I believe, you see, in the dream….
There’s a lot to say about Diana Vreeland. As the former editor-in-chief of Vogue from 1963 until 1971, founder of the Met Costume Ball and style icon, she changed the idea of not just fashion, but individuality.
With nothing but a dream, she rose to prominence without formal education or beauty. She didn’t need either, however, because she was Diana Vreeland.
Fantasy to Mrs. Vreeland, sometimes, is applied to her in a derogatory sense, that the fantasy eclipses the reality, the authority, the academic. And I think that this view is wrong. The fantasy to Mrs. Vreeland is like a pulse, because when she felt the pulse, it kept everything alive for her.
— ‘The eye needs to travel’, Diana Vreeland
Unimpressed by trends or status, Vreeland was a lone island of individuality. From her early childhood years, she did what she wanted, when she wanted. Unlike most women in the 1930s, she liked to go dancing in Harlem. It was on one of her more impressive nights on the dance floor that she caught the eye of Carmel Snow for her distinct style. And that was the moment that lead to everything.
Her first job in the industry began at Harper’s Bazaar.
From 1936 until her resignation, Diana Vreeland ran a column for Harper’s Bazaar called “Why Don’t You?” One example is a suggestion she made in the column, “Why don’t you…Turn your child into an Infanta for a fancy-dress party?” According to Vreeland, “The one that seemed to cause the most attention was, “{Why Don’t You] wash your blond child’s hair in dead champagne, as they do in France.” The column was original and fresh and like nothing readers had come across before. Vreeland attributes this to the war, that in times of depression and sorrow, people love to imagine.
After the column, she was eventually promoted to fashion editor until the opportunity came to work for a magazine in decline known as Vogue.
These two things would help her climb the ladder until she was editor-in-chief of the most iconic and successful magazine in the world.

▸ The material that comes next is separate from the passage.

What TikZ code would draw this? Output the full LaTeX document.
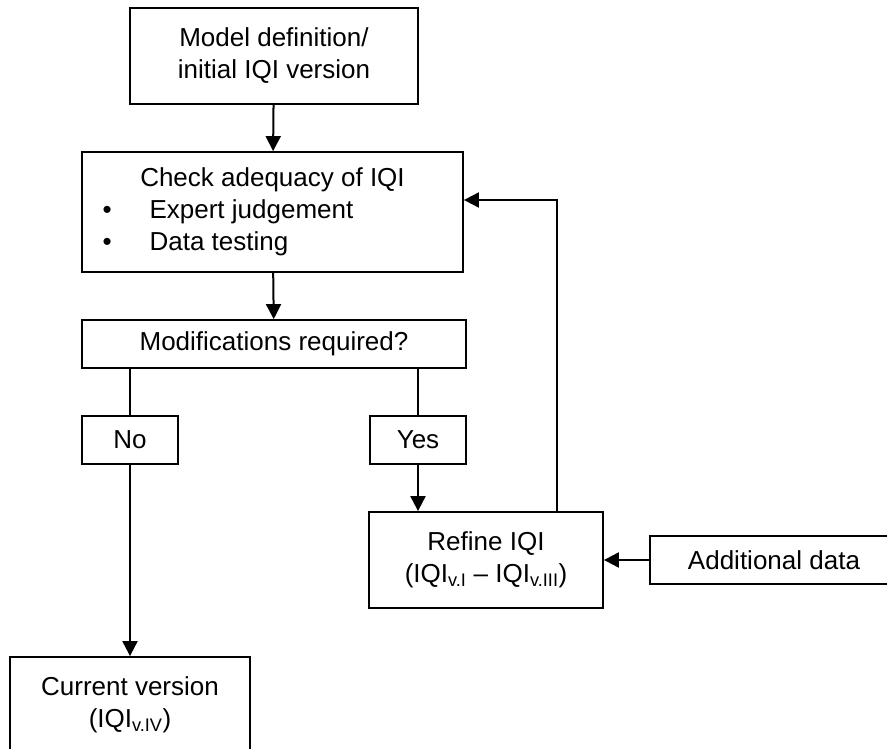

Diana Vreeland, the editor of Vogue for ten years, is one of the most beautiful women in the world because she’s not afraid of other people, she does what she wants.
— Andy Warhol (The Philosophy of Andy Warhol)
With Diana Vreeland as editor-in-chief and personality, the magazine began to appeal to the youth of the sexual revolution by focusing more on contemporary fashion and editorial features that openly discussed sexuality. Toward this end, Vogue extended coverage to include East Village boutiques such as Limbo on St. Mark’s Place, as well as including features of “downtown” personalities such as Andy Warhol’s “Superstar” Jane Holzer’s favorite haunts.
As much as Vreeland is a style icon, what is is first and foremost is a savvy businesswoman. She made an enterprise of herself. She learned how to talk to people, work with them and use them. She understood the rhythm of the industry and the rhythm of life. Understanding these things turned out more valuable than any education.
Who needs friends? Get on with it.
How does one become Diana Vreeland? I certainly didn’t learn anything at school. My education was the world. Where do I begin? The first thing to do, my love, is arrange to be born in Paris. After that, everything follows quite naturally.
There’s got to be a mind and a dream behind it.
I’m terrible on facts. But I always have an idea. If you have an idea, you’re well ahead.
There’s only one very good life and that’s the life you that you know you want and you make it yourself. I think when you’re young, you should be a lot with yourself and your sufferings. Then one day you get out where the sun shines and the rain rains and the snow snows and it all comes together.
The only real elegance is in the mind; if you’ve got that, the rest really comes from it
The first rule that a geisha is taught, at the age of nine, is to be charming to other women… every girl in the world should have geisha training.
There’s only one thing in life, and that’s the continual renewal of inspiration.
I realized if I was going to make it, I must stand out.
Find your place, and let the world gravitate to you. None of this mix-and-mingle business.
Before even the technique, there is a dream. Chanel had it. The dream is everything.
I don’t think anybody has been in a better place at a better time than I was when I was editor of Vogue. Vogue always did stand for people’s lives. I mean, a new dress doesn’t get you anywhere: it’s the life you’re living in the dress, and the sort of life you had lived before, and what you will do in it later. Like all great times, the sixties were about personalities. It was the first time when mannequins became personalities. It was a time of great goals, an inventive time… and these girls invented themselves. Naturally, as an editor I was there to help them along.
Never worry about the facts, just project an image to the public.
How boring to copy the past – with all the magnificence of today and tomorrow.
I’m going to treat myself as a goddess, with respect, and I am only for art and the arts. I dare change myself today and make myself exactly how I want to be. I dare do anything on this earth. Where there is a will there is a way.